The human rights group cited government figures indicating that over 500 children have crossed into the Brazilian state of Roraima since May.
Ninety percent of the Venezuelan children were between 13 and 17 and traveled alone or with an adult who was not a relative or legal guardian. Many were fleeing hunger, looking for healthcare to treat serious ailments or trying to find work in Brazil.
“The humanitarian emergency is driving children to flee Venezuela alone,” said Cesar Munoz, senior Brazil researcher at Human Rights Watch.
An estimated 4.6 million Venezuelans have fled their country’s economic and political turmoil, a figure that the United Nations believes could reach 6.5 million by the end of 2020, making it one of the largest mass migrations on the planet today.

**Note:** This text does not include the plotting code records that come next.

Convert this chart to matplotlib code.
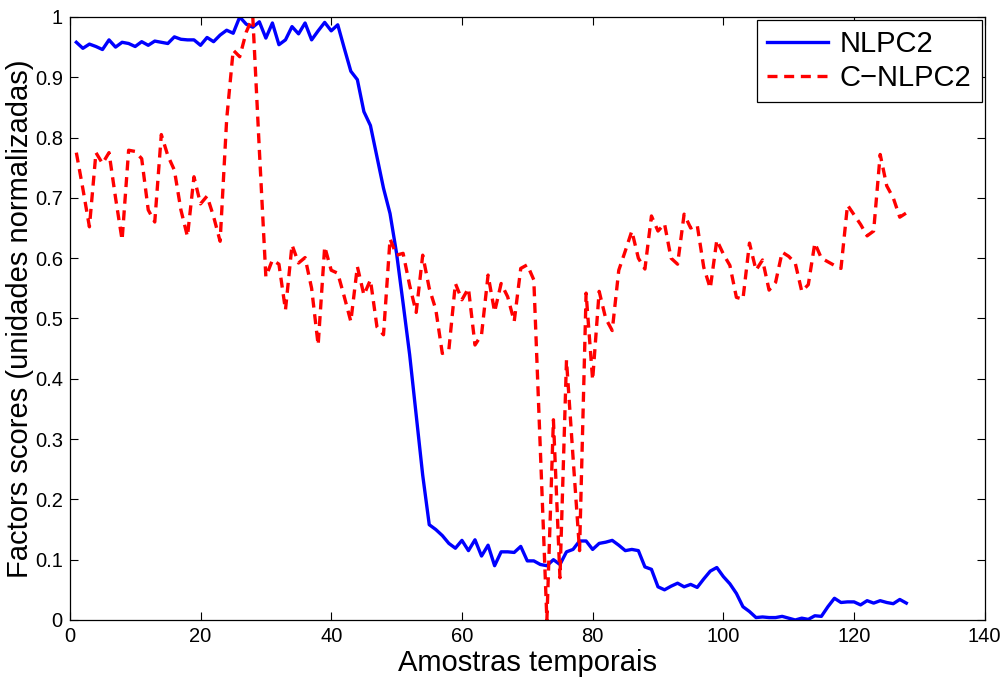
import matplotlib
matplotlib.use("Agg")
import matplotlib.pyplot as plt
import numpy as np

plt.rcParams['font.family'] = ['Liberation Sans', 'DejaVu Sans']

# amostras 1..128
amostras = np.arange(1, 129)

nlpc2 = [0.958, 0.948, 0.955, 0.951, 0.946, 0.962, 0.950, 0.958, 0.956, 0.951,
         0.959, 0.953, 0.960, 0.958, 0.956, 0.967, 0.963, 0.962, 0.962, 0.953,
         0.966, 0.959, 0.970, 0.978, 0.973, 1.000, 0.988, 0.983, 0.992, 0.965,
         0.990, 0.954, 0.962, 0.984, 0.972, 0.990, 0.962, 0.977, 0.991, 0.977,
         0.987, 0.948, 0.910, 0.896, 0.843, 0.820, 0.768, 0.716, 0.674, 0.608,
         0.525, 0.440, 0.340, 0.240, 0.158, 0.150, 0.140, 0.127, 0.119, 0.132,
         0.115, 0.133, 0.106, 0.124, 0.090, 0.113, 0.113, 0.112, 0.122, 0.098,
         0.098, 0.092, 0.090, 0.100, 0.092, 0.113, 0.117, 0.131, 0.131, 0.117,
         0.127, 0.129, 0.132, 0.124, 0.115, 0.117, 0.115, 0.088, 0.084, 0.055,
         0.050, 0.056, 0.061, 0.055, 0.059, 0.054, 0.068, 0.081, 0.087, 0.072,
         0.060, 0.044, 0.022, 0.014, 0.004, 0.005, 0.004, 0.004, 0.006, 0.003,
         0.000, 0.003, 0.001, 0.007, 0.006, 0.022, 0.036, 0.029, 0.030, 0.030,
         0.025, 0.032, 0.028, 0.032, 0.029, 0.027, 0.034, 0.028]

c_nlpc2 = [0.775, 0.715, 0.652, 0.775, 0.757, 0.775, 0.700, 0.630, 0.779, 0.777,
           0.765, 0.680, 0.660, 0.805, 0.770, 0.746, 0.680, 0.636, 0.735, 0.690,
           0.703, 0.669, 0.628, 0.830, 0.945, 0.934, 0.975, 1.000, 0.780, 0.569,
           0.597, 0.590, 0.514, 0.622, 0.592, 0.601, 0.550, 0.456, 0.619, 0.580,
           0.575, 0.536, 0.495, 0.586, 0.539, 0.564, 0.486, 0.473, 0.632, 0.605,
           0.608, 0.555, 0.510, 0.605, 0.550, 0.515, 0.442, 0.448, 0.558, 0.531,
           0.550, 0.456, 0.473, 0.572, 0.511, 0.558, 0.536, 0.495, 0.583, 0.589,
           0.564, 0.280, 0.000, 0.332, 0.070, 0.431, 0.270, 0.115, 0.542, 0.398,
           0.545, 0.500, 0.480, 0.580, 0.612, 0.645, 0.600, 0.582, 0.670, 0.645,
           0.657, 0.600, 0.590, 0.673, 0.650, 0.655, 0.585, 0.550, 0.630, 0.607,
           0.588, 0.535, 0.532, 0.625, 0.580, 0.597, 0.547, 0.560, 0.610, 0.603,
           0.592, 0.545, 0.556, 0.625, 0.600, 0.594, 0.588, 0.583, 0.688, 0.672,
           0.656, 0.637, 0.645, 0.772, 0.720, 0.700, 0.668, 0.675]

fig = plt.figure(figsize=(10.03, 6.84), dpi=100)
ax = fig.add_axes([0.0696, 0.0936, 0.9122, 0.8816])

ax.plot(amostras, nlpc2, color='#0000ff', lw=2.4, label='NLPC2')
ax.plot(amostras, c_nlpc2, color='#ff0000', lw=2.4, dashes=(3, 2), label='C\u2212NLPC2')

ax.set_xlim(0, 140)
ax.set_ylim(0, 1)
ax.set_xticks(np.arange(0, 141, 20))
ax.set_yticks(np.arange(0, 1.01, 0.1))
ax.set_yticklabels(['0', '0.1', '0.2', '0.3', '0.4', '0.5', '0.6', '0.7', '0.8', '0.9', '1'])
ax.tick_params(direction='in', top=True, right=True, labelsize=14.5, length=6, width=0.8, pad=5)
for s in ax.spines.values():
    s.set_linewidth(0.9)

ax.set_xlabel('Amostras temporais', fontsize=21, labelpad=2)
ax.set_ylabel('Factors scores (unidades normalizadas)', fontsize=21, labelpad=0.5)

leg = ax.legend(loc='upper right', fontsize=21, fancybox=False, edgecolor='black',
                framealpha=1, handlelength=2.1, handletextpad=0.4,
                borderaxespad=0.1, borderpad=0.35, labelspacing=0.2)
leg.get_frame().set_linewidth(0.9)

fig.savefig('out.png', dpi=100)
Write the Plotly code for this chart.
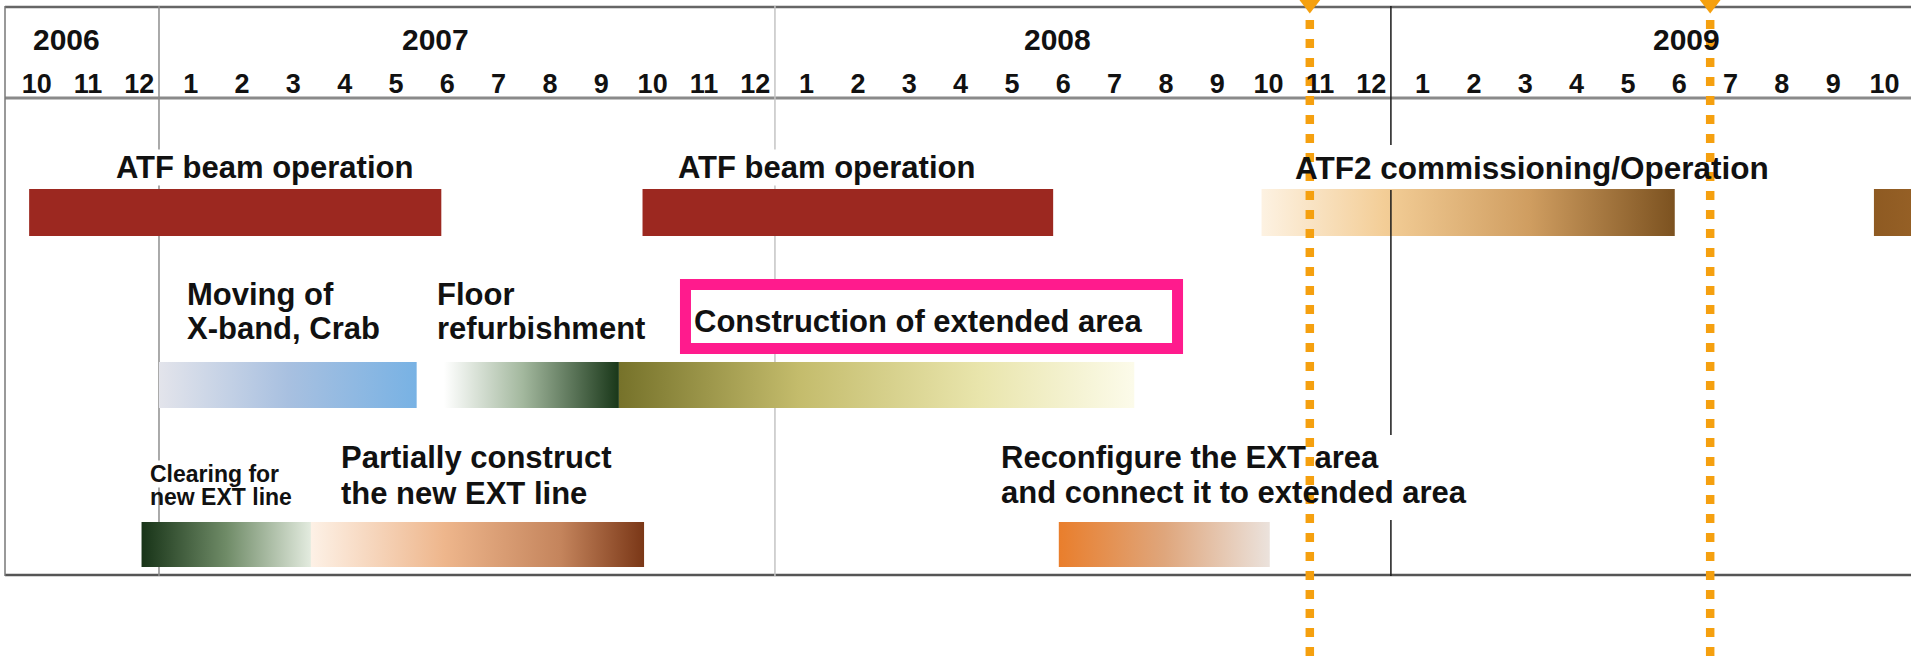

More than 224,000 have fled to Brazil, where many remain in the border state of Roraima because of its relative isolation from the rest of the country. Human Rights Watch found that many of the shelters there are overcrowded, meaning children often end up living on the streets and unable to access government services.
One 16-year-old boy was found choked to death in October, his body left in a plastic bag.
“While Brazilian authorities are making a great effort to accommodate hundreds of Venezuelans crossing daily into Brazil, they are failing to give these children the protection they desperately need,” Munoz said.
The study encourages Brazil’s federal government to work with local authorities to identify, track and support unaccompanied Venezuelan minors.